**WHAT YOU WILL DO**
Reproduce every entry below precisely. Pictures are excluded from the copy.

[Code that draws figures]
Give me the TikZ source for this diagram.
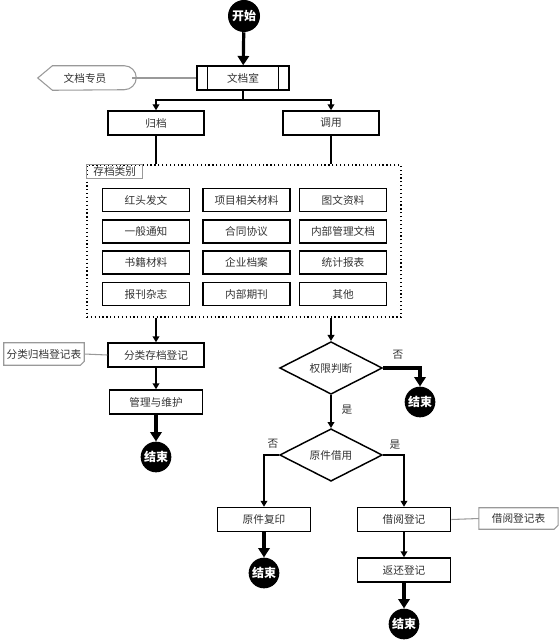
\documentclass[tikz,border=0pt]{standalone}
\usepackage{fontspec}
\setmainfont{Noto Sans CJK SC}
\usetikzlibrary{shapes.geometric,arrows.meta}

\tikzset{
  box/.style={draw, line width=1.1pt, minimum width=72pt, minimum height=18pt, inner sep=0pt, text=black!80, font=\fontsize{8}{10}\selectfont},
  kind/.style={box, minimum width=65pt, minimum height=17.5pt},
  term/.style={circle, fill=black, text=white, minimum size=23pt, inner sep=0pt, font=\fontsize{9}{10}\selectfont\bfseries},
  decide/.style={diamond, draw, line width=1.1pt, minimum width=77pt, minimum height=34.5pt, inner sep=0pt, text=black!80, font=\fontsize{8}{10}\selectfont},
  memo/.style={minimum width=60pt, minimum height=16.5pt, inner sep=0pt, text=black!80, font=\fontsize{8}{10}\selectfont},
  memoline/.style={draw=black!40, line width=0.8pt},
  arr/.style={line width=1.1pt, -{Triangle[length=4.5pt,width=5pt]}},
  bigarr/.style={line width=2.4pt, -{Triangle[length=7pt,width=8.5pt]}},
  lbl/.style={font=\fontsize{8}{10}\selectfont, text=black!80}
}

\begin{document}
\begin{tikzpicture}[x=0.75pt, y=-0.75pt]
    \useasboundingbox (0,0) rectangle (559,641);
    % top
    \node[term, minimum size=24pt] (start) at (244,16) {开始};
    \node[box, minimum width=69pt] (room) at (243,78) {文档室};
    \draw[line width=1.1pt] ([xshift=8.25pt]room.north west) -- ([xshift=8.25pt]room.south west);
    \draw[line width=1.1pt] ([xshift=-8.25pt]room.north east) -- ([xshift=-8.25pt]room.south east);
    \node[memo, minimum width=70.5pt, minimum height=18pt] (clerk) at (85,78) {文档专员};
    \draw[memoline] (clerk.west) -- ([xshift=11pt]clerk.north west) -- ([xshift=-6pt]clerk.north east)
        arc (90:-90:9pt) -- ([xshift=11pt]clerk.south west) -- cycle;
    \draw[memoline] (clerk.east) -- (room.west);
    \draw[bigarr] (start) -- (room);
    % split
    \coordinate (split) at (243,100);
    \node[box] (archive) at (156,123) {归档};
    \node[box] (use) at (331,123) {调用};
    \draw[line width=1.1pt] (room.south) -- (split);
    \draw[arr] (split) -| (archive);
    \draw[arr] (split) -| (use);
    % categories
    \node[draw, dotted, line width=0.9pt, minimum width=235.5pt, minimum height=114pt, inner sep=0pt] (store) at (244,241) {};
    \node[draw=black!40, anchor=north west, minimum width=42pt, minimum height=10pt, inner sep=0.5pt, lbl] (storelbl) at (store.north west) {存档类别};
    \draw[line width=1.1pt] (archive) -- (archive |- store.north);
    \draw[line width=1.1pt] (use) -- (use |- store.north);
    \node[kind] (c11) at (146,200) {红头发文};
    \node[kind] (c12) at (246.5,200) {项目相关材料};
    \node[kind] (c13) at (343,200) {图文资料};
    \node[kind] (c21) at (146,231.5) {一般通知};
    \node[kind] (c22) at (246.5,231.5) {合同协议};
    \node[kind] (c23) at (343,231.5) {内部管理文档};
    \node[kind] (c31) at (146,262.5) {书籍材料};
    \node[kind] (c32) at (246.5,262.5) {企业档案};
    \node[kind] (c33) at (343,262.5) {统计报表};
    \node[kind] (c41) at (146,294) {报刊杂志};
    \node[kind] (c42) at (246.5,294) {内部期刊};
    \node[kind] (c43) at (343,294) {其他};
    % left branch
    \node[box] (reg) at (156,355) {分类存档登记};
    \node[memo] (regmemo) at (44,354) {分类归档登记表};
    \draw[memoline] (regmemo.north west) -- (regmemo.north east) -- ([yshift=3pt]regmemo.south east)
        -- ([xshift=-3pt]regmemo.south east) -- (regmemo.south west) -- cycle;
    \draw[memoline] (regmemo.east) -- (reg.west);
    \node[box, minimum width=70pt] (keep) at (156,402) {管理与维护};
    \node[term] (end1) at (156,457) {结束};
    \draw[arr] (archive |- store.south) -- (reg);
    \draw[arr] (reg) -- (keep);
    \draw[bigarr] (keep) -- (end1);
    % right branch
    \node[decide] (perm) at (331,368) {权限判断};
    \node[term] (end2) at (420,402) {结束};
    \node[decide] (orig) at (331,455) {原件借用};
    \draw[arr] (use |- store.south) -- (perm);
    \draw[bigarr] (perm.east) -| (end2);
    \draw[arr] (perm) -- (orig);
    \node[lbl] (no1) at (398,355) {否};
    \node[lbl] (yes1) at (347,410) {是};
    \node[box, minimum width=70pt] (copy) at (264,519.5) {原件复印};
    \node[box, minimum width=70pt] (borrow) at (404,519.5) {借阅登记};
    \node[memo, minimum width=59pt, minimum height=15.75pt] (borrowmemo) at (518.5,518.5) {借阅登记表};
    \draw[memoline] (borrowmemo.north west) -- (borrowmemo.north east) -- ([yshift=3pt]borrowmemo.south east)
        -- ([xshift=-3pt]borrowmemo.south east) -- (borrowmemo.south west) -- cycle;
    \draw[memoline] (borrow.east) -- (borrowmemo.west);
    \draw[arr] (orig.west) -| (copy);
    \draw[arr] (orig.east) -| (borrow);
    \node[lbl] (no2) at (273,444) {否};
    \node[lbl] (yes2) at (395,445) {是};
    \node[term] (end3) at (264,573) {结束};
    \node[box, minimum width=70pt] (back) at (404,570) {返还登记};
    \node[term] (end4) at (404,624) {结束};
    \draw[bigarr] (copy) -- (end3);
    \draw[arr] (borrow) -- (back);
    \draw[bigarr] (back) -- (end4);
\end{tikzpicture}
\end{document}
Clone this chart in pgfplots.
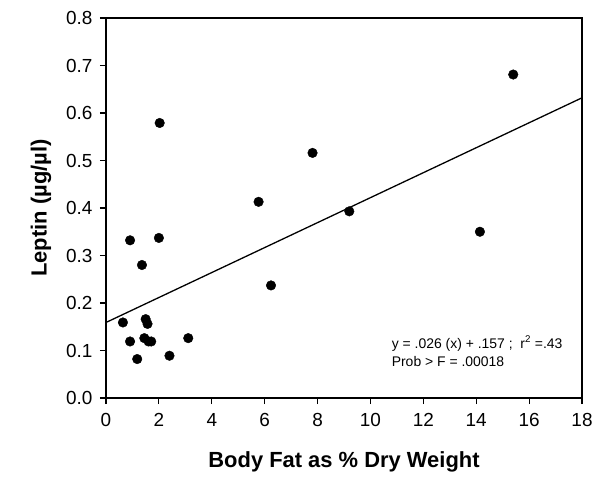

**OUTPUT FOR THIS EXERCISE**
Give me the TikZ source for this diagram.
\documentclass[tikz,border=0pt]{standalone}
\usepackage{fontspec}
\setmainfont{Noto Sans CJK SC}
\usetikzlibrary{shapes.geometric,arrows.meta}

\tikzset{
  box/.style={draw, line width=1.1pt, minimum width=72pt, minimum height=18pt, inner sep=0pt, text=black!80, font=\fontsize{8}{10}\selectfont},
  kind/.style={box, minimum width=65pt, minimum height=17.5pt},
  term/.style={circle, fill=black, text=white, minimum size=23pt, inner sep=0pt, font=\fontsize{9}{10}\selectfont\bfseries},
  decide/.style={diamond, draw, line width=1.1pt, minimum width=77pt, minimum height=34.5pt, inner sep=0pt, text=black!80, font=\fontsize{8}{10}\selectfont},
  memo/.style={minimum width=60pt, minimum height=16.5pt, inner sep=0pt, text=black!80, font=\fontsize{8}{10}\selectfont},
  memoline/.style={draw=black!40, line width=0.8pt},
  arr/.style={line width=1.1pt, -{Triangle[length=4.5pt,width=5pt]}},
  bigarr/.style={line width=2.4pt, -{Triangle[length=7pt,width=8.5pt]}},
  lbl/.style={font=\fontsize{8}{10}\selectfont, text=black!80}
}

\begin{document}
\begin{tikzpicture}[x=0.75pt, y=-0.75pt]
    \useasboundingbox (0,0) rectangle (559,641);
    % top
    \node[term, minimum size=24pt] (start) at (244,16) {开始};
    \node[box, minimum width=69pt] (room) at (243,78) {文档室};
    \draw[line width=1.1pt] ([xshift=8.25pt]room.north west) -- ([xshift=8.25pt]room.south west);
    \draw[line width=1.1pt] ([xshift=-8.25pt]room.north east) -- ([xshift=-8.25pt]room.south east);
    \node[memo, minimum width=70.5pt, minimum height=18pt] (clerk) at (85,78) {文档专员};
    \draw[memoline] (clerk.west) -- ([xshift=11pt]clerk.north west) -- ([xshift=-6pt]clerk.north east)
        arc (90:-90:9pt) -- ([xshift=11pt]clerk.south west) -- cycle;
    \draw[memoline] (clerk.east) -- (room.west);
    \draw[bigarr] (start) -- (room);
    % split
    \coordinate (split) at (243,100);
    \node[box] (archive) at (156,123) {归档};
    \node[box] (use) at (331,123) {调用};
    \draw[line width=1.1pt] (room.south) -- (split);
    \draw[arr] (split) -| (archive);
    \draw[arr] (split) -| (use);
    % categories
    \node[draw, dotted, line width=0.9pt, minimum width=235.5pt, minimum height=114pt, inner sep=0pt] (store) at (244,241) {};
    \node[draw=black!40, anchor=north west, minimum width=42pt, minimum height=10pt, inner sep=0.5pt, lbl] (storelbl) at (store.north west) {存档类别};
    \draw[line width=1.1pt] (archive) -- (archive |- store.north);
    \draw[line width=1.1pt] (use) -- (use |- store.north);
    \node[kind] (c11) at (146,200) {红头发文};
    \node[kind] (c12) at (246.5,200) {项目相关材料};
    \node[kind] (c13) at (343,200) {图文资料};
    \node[kind] (c21) at (146,231.5) {一般通知};
    \node[kind] (c22) at (246.5,231.5) {合同协议};
    \node[kind] (c23) at (343,231.5) {内部管理文档};
    \node[kind] (c31) at (146,262.5) {书籍材料};
    \node[kind] (c32) at (246.5,262.5) {企业档案};
    \node[kind] (c33) at (343,262.5) {统计报表};
    \node[kind] (c41) at (146,294) {报刊杂志};
    \node[kind] (c42) at (246.5,294) {内部期刊};
    \node[kind] (c43) at (343,294) {其他};
    % left branch
    \node[box] (reg) at (156,355) {分类存档登记};
    \node[memo] (regmemo) at (44,354) {分类归档登记表};
    \draw[memoline] (regmemo.north west) -- (regmemo.north east) -- ([yshift=3pt]regmemo.south east)
        -- ([xshift=-3pt]regmemo.south east) -- (regmemo.south west) -- cycle;
    \draw[memoline] (regmemo.east) -- (reg.west);
    \node[box, minimum width=70pt] (keep) at (156,402) {管理与维护};
    \node[term] (end1) at (156,457) {结束};
    \draw[arr] (archive |- store.south) -- (reg);
    \draw[arr] (reg) -- (keep);
    \draw[bigarr] (keep) -- (end1);
    % right branch
    \node[decide] (perm) at (331,368) {权限判断};
    \node[term] (end2) at (420,402) {结束};
    \node[decide] (orig) at (331,455) {原件借用};
    \draw[arr] (use |- store.south) -- (perm);
    \draw[bigarr] (perm.east) -| (end2);
    \draw[arr] (perm) -- (orig);
    \node[lbl] (no1) at (398,355) {否};
    \node[lbl] (yes1) at (347,410) {是};
    \node[box, minimum width=70pt] (copy) at (264,519.5) {原件复印};
    \node[box, minimum width=70pt] (borrow) at (404,519.5) {借阅登记};
    \node[memo, minimum width=59pt, minimum height=15.75pt] (borrowmemo) at (518.5,518.5) {借阅登记表};
    \draw[memoline] (borrowmemo.north west) -- (borrowmemo.north east) -- ([yshift=3pt]borrowmemo.south east)
        -- ([xshift=-3pt]borrowmemo.south east) -- (borrowmemo.south west) -- cycle;
    \draw[memoline] (borrow.east) -- (borrowmemo.west);
    \draw[arr] (orig.west) -| (copy);
    \draw[arr] (orig.east) -| (borrow);
    \node[lbl] (no2) at (273,444) {否};
    \node[lbl] (yes2) at (395,445) {是};
    \node[term] (end3) at (264,573) {结束};
    \node[box, minimum width=70pt] (back) at (404,570) {返还登记};
    \node[term] (end4) at (404,624) {结束};
    \draw[bigarr] (copy) -- (end3);
    \draw[arr] (borrow) -- (back);
    \draw[bigarr] (back) -- (end4);
\end{tikzpicture}
\end{document}
Clone this chart in pgfplots.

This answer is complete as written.